Nightly News | May 18, 2011
BRIAN WILLIAMS, anchor: We are back with tonight's EDUCATION NATION report. It's about charter schools in this country. They're in great demand and in short supply. So parents and children lay it all on the line, sometimes entering harrowing lotteries to get in, or not. Our education correspondent Rehema Ellis reports on the tense waiting game for those relatively few spots, and the questions being raised about whether charter schools are truly better schools.
REHEMA ELLIS reporting: For parents and their children, it can be agonizing.
Unidentified Woman: I'm a little nervous.
ELLIS: Waiting and hoping their lottery number will come up for a seat in a public charter school . Do you have butterflies in your stomach?
Ms. TRICIE EVANS (Parent): In my feet, in my toes.

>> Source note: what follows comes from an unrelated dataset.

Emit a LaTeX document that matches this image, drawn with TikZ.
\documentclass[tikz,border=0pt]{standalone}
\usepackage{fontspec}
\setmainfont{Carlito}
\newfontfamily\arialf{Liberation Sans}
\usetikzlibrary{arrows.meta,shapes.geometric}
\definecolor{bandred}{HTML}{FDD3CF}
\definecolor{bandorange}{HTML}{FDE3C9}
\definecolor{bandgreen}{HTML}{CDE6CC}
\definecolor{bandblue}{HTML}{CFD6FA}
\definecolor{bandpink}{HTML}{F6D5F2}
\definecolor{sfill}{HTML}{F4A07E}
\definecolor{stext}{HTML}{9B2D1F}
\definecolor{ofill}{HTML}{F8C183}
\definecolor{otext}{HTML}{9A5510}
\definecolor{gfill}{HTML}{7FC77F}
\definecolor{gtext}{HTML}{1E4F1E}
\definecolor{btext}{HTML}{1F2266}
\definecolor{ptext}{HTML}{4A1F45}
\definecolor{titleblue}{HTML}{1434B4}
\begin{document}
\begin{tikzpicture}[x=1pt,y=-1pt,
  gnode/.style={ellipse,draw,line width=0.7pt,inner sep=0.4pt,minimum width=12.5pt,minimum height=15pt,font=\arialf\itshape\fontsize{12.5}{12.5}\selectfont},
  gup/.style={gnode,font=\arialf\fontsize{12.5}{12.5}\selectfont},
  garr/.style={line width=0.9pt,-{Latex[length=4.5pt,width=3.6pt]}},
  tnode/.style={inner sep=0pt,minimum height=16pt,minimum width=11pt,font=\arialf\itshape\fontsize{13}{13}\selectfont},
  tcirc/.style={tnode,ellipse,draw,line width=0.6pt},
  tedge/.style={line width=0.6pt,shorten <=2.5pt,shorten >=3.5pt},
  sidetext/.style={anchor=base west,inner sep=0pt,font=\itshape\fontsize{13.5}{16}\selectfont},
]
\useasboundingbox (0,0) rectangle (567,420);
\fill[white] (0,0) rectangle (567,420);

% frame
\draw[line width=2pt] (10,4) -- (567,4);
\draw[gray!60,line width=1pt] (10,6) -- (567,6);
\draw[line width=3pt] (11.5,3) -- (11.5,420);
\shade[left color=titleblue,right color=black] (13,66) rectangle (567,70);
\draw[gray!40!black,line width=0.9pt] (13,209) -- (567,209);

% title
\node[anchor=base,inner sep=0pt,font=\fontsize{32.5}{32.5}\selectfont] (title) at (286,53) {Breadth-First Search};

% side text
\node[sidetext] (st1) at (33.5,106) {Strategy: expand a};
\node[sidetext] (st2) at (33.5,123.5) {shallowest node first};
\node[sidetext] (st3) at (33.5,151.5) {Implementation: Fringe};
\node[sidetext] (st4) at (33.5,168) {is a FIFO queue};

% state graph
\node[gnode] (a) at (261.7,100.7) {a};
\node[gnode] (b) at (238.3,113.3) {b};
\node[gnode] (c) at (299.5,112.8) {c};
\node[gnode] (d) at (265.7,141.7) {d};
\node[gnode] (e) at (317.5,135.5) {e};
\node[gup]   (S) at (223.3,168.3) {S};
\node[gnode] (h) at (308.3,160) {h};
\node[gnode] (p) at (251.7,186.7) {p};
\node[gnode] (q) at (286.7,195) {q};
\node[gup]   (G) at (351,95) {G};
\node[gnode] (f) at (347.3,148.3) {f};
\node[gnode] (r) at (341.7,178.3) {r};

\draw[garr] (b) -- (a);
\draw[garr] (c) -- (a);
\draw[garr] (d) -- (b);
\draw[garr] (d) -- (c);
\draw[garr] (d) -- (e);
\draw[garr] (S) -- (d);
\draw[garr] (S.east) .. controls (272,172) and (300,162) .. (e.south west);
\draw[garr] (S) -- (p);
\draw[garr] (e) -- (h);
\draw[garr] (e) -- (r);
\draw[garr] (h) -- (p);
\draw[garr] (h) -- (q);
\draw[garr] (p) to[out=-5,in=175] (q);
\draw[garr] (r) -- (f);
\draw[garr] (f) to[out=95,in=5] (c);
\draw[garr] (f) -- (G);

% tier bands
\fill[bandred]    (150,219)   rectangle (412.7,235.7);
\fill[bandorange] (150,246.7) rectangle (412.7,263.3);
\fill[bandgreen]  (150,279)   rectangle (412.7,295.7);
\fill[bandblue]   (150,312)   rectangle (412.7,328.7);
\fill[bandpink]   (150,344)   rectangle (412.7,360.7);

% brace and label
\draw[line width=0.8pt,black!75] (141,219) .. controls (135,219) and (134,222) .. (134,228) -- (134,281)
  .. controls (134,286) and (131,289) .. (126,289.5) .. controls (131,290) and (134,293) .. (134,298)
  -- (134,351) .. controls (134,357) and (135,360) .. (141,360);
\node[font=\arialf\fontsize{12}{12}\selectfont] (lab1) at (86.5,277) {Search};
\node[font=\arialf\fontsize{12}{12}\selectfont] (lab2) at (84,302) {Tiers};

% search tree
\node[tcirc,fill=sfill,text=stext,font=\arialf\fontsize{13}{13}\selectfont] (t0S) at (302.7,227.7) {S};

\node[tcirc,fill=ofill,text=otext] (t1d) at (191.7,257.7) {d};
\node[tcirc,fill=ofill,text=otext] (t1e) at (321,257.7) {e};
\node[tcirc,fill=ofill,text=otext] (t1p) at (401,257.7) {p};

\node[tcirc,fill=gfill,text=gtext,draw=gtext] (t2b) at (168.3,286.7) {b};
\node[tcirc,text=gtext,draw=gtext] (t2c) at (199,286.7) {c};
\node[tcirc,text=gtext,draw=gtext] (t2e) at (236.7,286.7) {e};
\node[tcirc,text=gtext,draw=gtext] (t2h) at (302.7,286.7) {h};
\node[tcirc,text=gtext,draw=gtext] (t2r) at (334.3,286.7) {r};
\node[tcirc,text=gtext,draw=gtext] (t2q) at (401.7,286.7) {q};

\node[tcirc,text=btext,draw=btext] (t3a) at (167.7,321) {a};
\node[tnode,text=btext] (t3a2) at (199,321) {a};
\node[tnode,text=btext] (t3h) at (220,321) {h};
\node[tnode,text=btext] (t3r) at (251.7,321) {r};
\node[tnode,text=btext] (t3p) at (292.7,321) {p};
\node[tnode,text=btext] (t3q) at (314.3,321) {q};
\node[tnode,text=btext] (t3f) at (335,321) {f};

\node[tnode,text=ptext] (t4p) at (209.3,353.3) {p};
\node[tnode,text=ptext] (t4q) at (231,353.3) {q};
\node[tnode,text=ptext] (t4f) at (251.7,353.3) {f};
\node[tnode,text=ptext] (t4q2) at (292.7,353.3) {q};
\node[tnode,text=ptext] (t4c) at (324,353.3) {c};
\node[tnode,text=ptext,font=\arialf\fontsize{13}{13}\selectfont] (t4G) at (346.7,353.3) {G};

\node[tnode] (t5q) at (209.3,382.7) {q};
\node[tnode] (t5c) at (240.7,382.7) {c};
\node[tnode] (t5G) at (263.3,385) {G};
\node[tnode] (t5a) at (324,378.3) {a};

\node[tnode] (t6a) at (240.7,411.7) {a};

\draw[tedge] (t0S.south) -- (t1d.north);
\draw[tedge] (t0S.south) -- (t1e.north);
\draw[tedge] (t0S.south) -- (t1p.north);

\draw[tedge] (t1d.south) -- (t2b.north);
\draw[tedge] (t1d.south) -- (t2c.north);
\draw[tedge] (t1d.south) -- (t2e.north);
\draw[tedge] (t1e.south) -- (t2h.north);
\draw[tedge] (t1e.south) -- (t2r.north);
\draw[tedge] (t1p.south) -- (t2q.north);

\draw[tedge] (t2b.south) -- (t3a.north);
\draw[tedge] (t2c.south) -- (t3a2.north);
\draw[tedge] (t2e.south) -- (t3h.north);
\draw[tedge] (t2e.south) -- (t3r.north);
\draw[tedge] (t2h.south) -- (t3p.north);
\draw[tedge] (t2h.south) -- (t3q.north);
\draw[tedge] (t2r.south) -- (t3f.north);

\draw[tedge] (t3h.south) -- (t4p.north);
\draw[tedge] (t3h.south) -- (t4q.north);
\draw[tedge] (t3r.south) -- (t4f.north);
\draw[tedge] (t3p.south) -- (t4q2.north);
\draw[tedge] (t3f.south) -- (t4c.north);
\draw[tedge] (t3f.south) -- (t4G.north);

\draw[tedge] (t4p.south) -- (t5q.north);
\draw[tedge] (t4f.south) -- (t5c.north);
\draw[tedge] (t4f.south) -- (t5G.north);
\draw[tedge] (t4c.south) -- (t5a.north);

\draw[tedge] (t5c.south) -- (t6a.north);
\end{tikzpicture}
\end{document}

ELLIS: Linda Henderson-Smith doesn't like the process.
Ms. LINDA HENDERSON-SMITH (Parent): I'm not much for gambling for education.
ELLIS: Still, she's here, desperate for her two children to avoid their district elementary school . The same is true for Sharee Way , mother of three.
They're all clinging to a long shot: 329 students are competing for just 45 open seats at Dekalb Academy of Technology and Environment . It's a K through eighth grade public charter school outside of Atlanta . Classes are about the same size as traditional schools, with an average of one teacher to every 24 students.
Mr. MAURY WILLS (Dekalb Academy of Technology and Environment Headmaster): We're not barred with red tape, we're not limited with bureaucratic issues. I think we have the freedom and innovation to do so much with these students.
ELLIS: In reading, math, and science, Dekalb Academy students scored 98 percent above the district, and 78 percent above the state. For all the excitement around charter schools , there is also growing concern that overall they may not be the answer for what ails America 's public schools .
Ms. DIANE RAVITCH (New York University Education Historian): They're no silver bullet. Charters, on the whole, do not get better results than regular public schools .
ELLIS: A recent study found only 17 percent offer superior education, 37 percent were worse. About half produced the same results as traditional public schools .
Source: Credo At Stanford University , 2011
Ms. HENDERSON-SMITH: Relax, all right?
ELLIS: Linda Henderson-Smith 's children didn't get in.
Ms. HENDERSON-SMITH: He's crying. He's not very happy about it.
ELLIS: Sharee Way 's lucky number came up, but for only one of her three kids.
Ms. SHAREE WAY: Come on, girl, let's go.
ELLIS: Parents jumping at a chance to give their children a good education.
Ms. WAY: Thank you, thank you, Jesus .
ELLIS: Fighting the odds. Rehema Ellis, NBC News, Stone Mountain, Georgia.